A simple introduction to multivariate analysis

Data is everywhere now, with ‘big data’ methods becoming increasingly popular in business. In this article, we are going to...

Introduction

Data is everywhere now, with ‘big data’ methods becoming increasingly popular in business. In this article, we are going to look at a simplified example of multivariate analysis, which forms the basis for many machine learning methods.
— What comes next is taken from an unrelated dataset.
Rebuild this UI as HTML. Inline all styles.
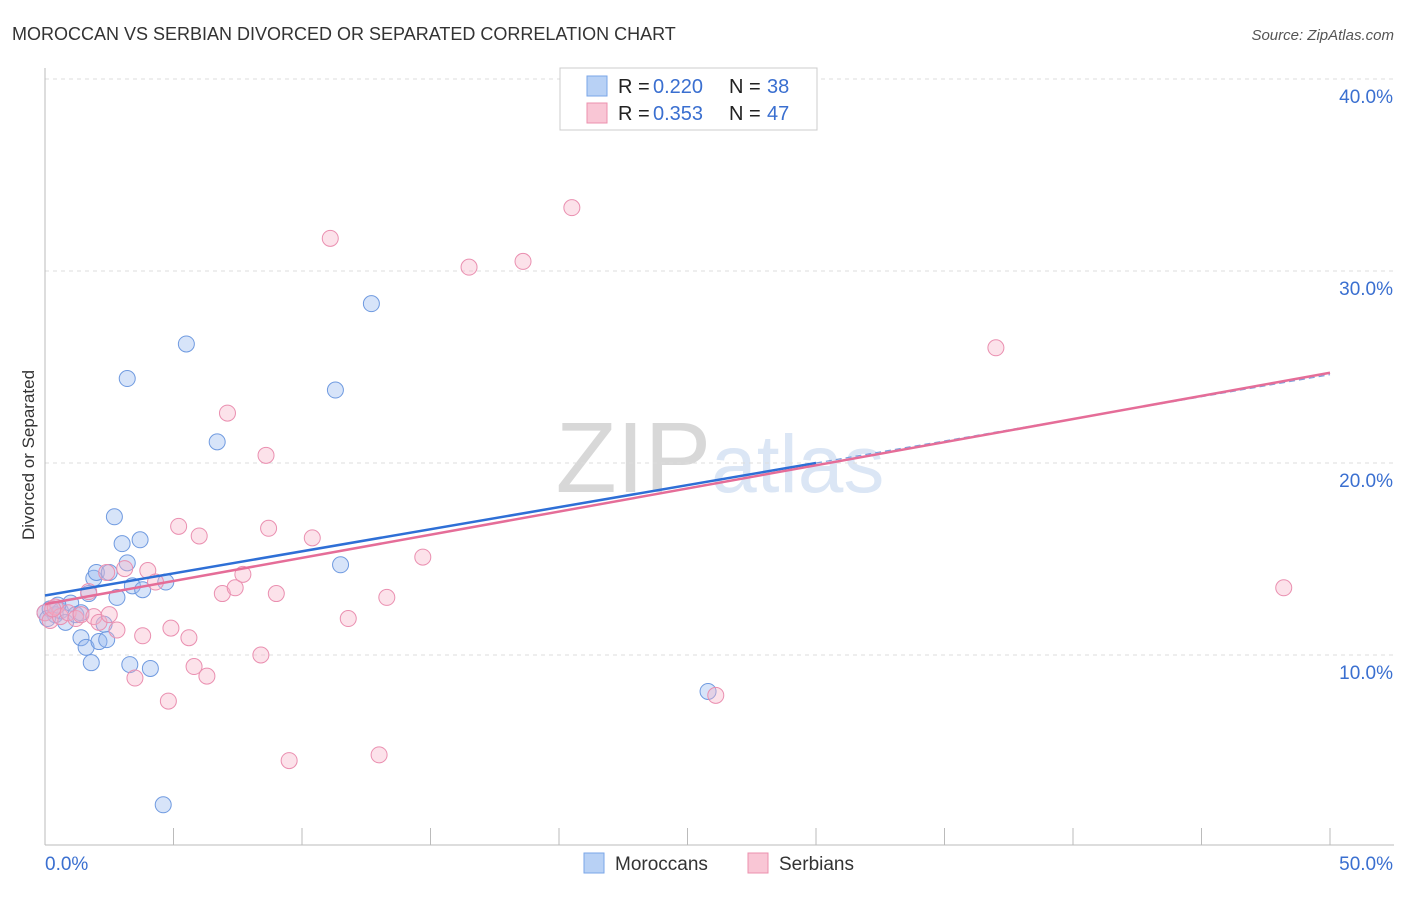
<!DOCTYPE html>
<html><head><meta charset="utf-8"><style>
body{margin:0;background:#fff;font-family:"Liberation Sans",sans-serif;}
svg text{font-family:"Liberation Sans",sans-serif;}
</style></head><body>
<svg id="c" width="1406" height="892" xmlns="http://www.w3.org/2000/svg">
<text x="12" y="40" font-size="18" fill="#333">MOROCCAN VS SERBIAN DIVORCED OR SEPARATED CORRELATION CHART</text>
<text x="1394" y="40" font-size="15" fill="#555" font-style="italic" text-anchor="end">Source: ZipAtlas.com</text>
<text x="720" y="492" font-size="100" fill="#ddd" text-anchor="middle" font-family="Liberation Serif"><tspan fill="#d8d8d8">ZIP</tspan><tspan fill="#dbe6f5" font-family="Liberation Sans" font-size="82">atlas</tspan></text>
<g id="grid"></g>
<g id="axes"></g>
<g id="pts"></g>
<g id="trend"></g>
<text transform="translate(34,455) rotate(-90)" font-size="17" fill="#333" text-anchor="middle">Divorced or Separated</text>
<g>
<rect x="560" y="68" width="257" height="62" fill="#fff" stroke="#ccc"/>
<rect x="587" y="76" width="20" height="20" fill="#b8d1f5" stroke="#7aa6e8"/>
<rect x="587" y="103" width="20" height="20" fill="#f9c6d5" stroke="#ec90ae"/>
<text x="618" y="93" font-size="20" fill="#222">R =</text>
<text x="653" y="93" font-size="20" fill="#3a6fd0">0.220</text>
<text x="729" y="93" font-size="20" fill="#222">N =</text>
<text x="767" y="93" font-size="20" fill="#3a6fd0">38</text>
<text x="618" y="120" font-size="20" fill="#222">R =</text>
<text x="653" y="120" font-size="20" fill="#3a6fd0">0.353</text>
<text x="729" y="120" font-size="20" fill="#222">N =</text>
<text x="767" y="120" font-size="20" fill="#3a6fd0">47</text>
</g>
<g>
<rect x="584" y="853" width="20" height="20" fill="#b8d1f5" stroke="#7aa6e8"/>
<text x="615" y="870" font-size="19" fill="#333">Moroccans</text>
<rect x="748" y="853" width="20" height="20" fill="#f9c6d5" stroke="#ec90ae"/>
<text x="779" y="870" font-size="19" fill="#333">Serbians</text>
</g>
</svg>
<script>
const yTicks=[10,20,30,40];
const yTickLabels=["10.0%","20.0%","30.0%","40.0%"];
const xTickLabels=["0.0%","50.0%"];
const blueX=[0.0,0.2,0.4,0.6,0.8,1.0,1.2,1.4,1.4,1.6,1.7,1.8,1.9,2.0,2.1,2.3,2.4,2.5,2.7,2.8,3.0,3.2,3.2,3.3,3.4,3.7,3.8,4.1,4.6,4.7,5.5,6.7,11.3,11.5,12.7,25.8,0.1,0.5];
const blueY=[12.2,12.4,12.1,12.3,11.7,12.7,12.1,12.2,10.9,10.4,13.2,9.6,14.0,14.3,10.7,11.6,10.8,14.3,17.2,13.0,15.8,14.8,24.4,9.5,13.6,16.0,13.4,9.3,2.2,13.8,26.2,21.1,23.8,14.7,28.3,8.1,11.9,12.6];
const pinkX=[0.0,0.2,0.4,0.6,0.9,1.2,1.4,1.7,1.9,2.1,2.4,2.5,2.8,3.1,3.5,3.8,4.0,4.3,4.8,4.9,5.2,5.6,5.8,6.0,6.3,6.9,7.1,7.4,7.7,8.4,8.6,8.7,9.0,9.5,10.4,11.1,11.8,13.0,13.3,14.7,16.5,18.6,20.5,26.1,37.0,48.2,0.3];
const pinkY=[12.2,11.8,12.5,12.0,12.2,11.9,12.1,13.3,12.0,11.7,14.3,12.1,11.3,14.5,8.8,11.0,14.4,13.8,7.6,11.4,16.7,10.9,9.4,16.2,8.9,13.2,22.6,13.5,14.2,10.0,20.4,16.6,13.2,4.5,16.1,31.7,11.9,4.8,13.0,15.1,30.2,30.5,33.3,7.9,26.0,13.5,12.4];
const blueTrend=[13.1,24.6];
const pinkTrend=[12.65,24.7];
const NS='http://www.w3.org/2000/svg';
const X=v=>45+v*25.7, Y=v=>847-v*19.2;
function mk(t,a,p){const e=document.createElementNS(NS,t);for(const k in a)e.setAttribute(k,a[k]);document.getElementById(p).appendChild(e);return e;}
yTicks.forEach((t,i)=>{
 const g=mk('line',{x1:45,x2:1394,y1:Y(t),y2:Y(t),stroke:'#ddd','stroke-dasharray':'4,4'},'grid');
 
 
 const l=mk('text',{x:1393,y:Y(t)+24,'font-size':19,fill:'#3a6fd0','text-anchor':'end'},'axes');
 l.textContent=yTickLabels[i];
 
 
});
const ax=mk('line',{x1:45,x2:1394,y1:845,y2:845,stroke:'#bbb'},'axes');


const ay=mk('line',{x1:45,x2:45,y1:68,y2:845,stroke:'#bbb'},'axes');


for(let i=0;i<=10;i++){const t=mk('line',{x1:X(i*5),x2:X(i*5),y1:828,y2:845,stroke:'#bbb'},'axes');
 
 }
[[0,'start',45],[1,'end',1393]].forEach(([i,a,x])=>{const l=mk('text',{x:x,y:870,'font-size':19,fill:'#3a6fd0','text-anchor':a},'axes');l.textContent=xTickLabels[i];
 
 });
blueX.forEach((v,i)=>{const c=mk('circle',{cx:X(v),cy:Y(blueY[i]),r:8,fill:'rgba(150,185,240,0.38)',stroke:'#6f9ae0','stroke-width':1},'pts');
 
 });
pinkX.forEach((v,i)=>{const c=mk('circle',{cx:X(v),cy:Y(pinkY[i]),r:8,fill:'rgba(248,180,200,0.38)',stroke:'#ea8fb0','stroke-width':1},'pts');
 
 });
const bAt=x=>blueTrend[0]+(blueTrend[1]-blueTrend[0])*x/50;
const b1=mk('line',{x1:X(0),y1:Y(bAt(0)),x2:X(30),y2:Y(bAt(30)),stroke:'#2e6fd6','stroke-width':2.5},'trend');


const b2=mk('line',{x1:X(30),y1:Y(bAt(30)),x2:X(50),y2:Y(bAt(50)),stroke:'#7aa0dd','stroke-width':1.2,'stroke-dasharray':'6,4'},'trend');


const p1=mk('line',{x1:X(0),y1:Y(pinkTrend[0]),x2:X(50),y2:Y(pinkTrend[1]),stroke:'#e56d98','stroke-width':2.5},'trend');


</script>
</body></html>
Multivariate analysis can be applied to a multitude of different problems, from identifying patterns in data to increase understanding of a topic, making comparisons or discarding unwanted information quickly, to identify the most relevant information needed from a large volume of (often messy) data. 

Types of multivariate analysis

Multivariate analysis (i.e. lots of different variables) is a simple extension of univariate analysis (i.e. one variable), and there are a range of different types of multivariate analyses:

  • Principal component analysis - a method for reducing the dimensions of large datasets
  • Multivariate regression - used to predict the behaviour of the response variable based on its corresponding predictor variables.
  • Cluster analysis - a method of grouping similar observations in such a way that members in the same group are more similar 
  • ANOVA - a statistical method that separates observed variance data into different components for additional analyses

The focus of this article is going to be multivariate regression, one of the most powerful tools in statistics (when used correctly). 

Multivariate regression

Multivariate regression is used to determine the relationship between  a dependent variable and one (univariate) or more (multivariate) independent variable. To best understand this, we first consider the univariate case. Consider an ice cream shop, who wants to know how much ice cream they will need on a given day. For the last two weeks, they have recorded the temperature that day, and the number of ice creams they have sold that day. If we hypothesise that the number of ice creams sold are dependent on the temperature that day, the dependent variable is the number of ice creams sold, and the independent variable is the temperature.

 Univariate statistics is essentially just putting these two variables on a graph, and drawing a line that best fits to the points, by minimising the distance from each point to the line. Multivariate statistics is a generalisation of this, for example, the amount of rainfall may also have been considered, or the wind speed, which also may impact ice cream sales. Categorical or indicator variables could also be considered, such as if it is a holiday. In multivariate regression, the distance between the variable and the line is minimised, for all variables.

When considering three variables (in this case the length, weight and height of objects), it becomes harder to visualise. Below is a three-dimensional plot, from which it is much harder to identify the relationship between variables.

Assumptions

Ensuring that data satisfies assumptions made by statistical models is very important, and so should always be checked. For example, for multivariate regression, there are three main assumptions which are made about variables, which must be satisfied for methods to be deemed appropriate, which are outlined below.

  1. The relationship between the dependent variable and independent variables are linear (CHECK: look at the data, does the relationship look linear?).
  2. The errors between observed and predicted values i.e. the distance on the graph between observations and the fitted line are normally distributed (CHECK: calculate residuals, do they have a symmetrical histogram? Carry out a goodness-of-fit test).
  3. Independent variables are not highly correlated with each other (CHECK: look at scatterplots between independent variables, are there any strong correlations?).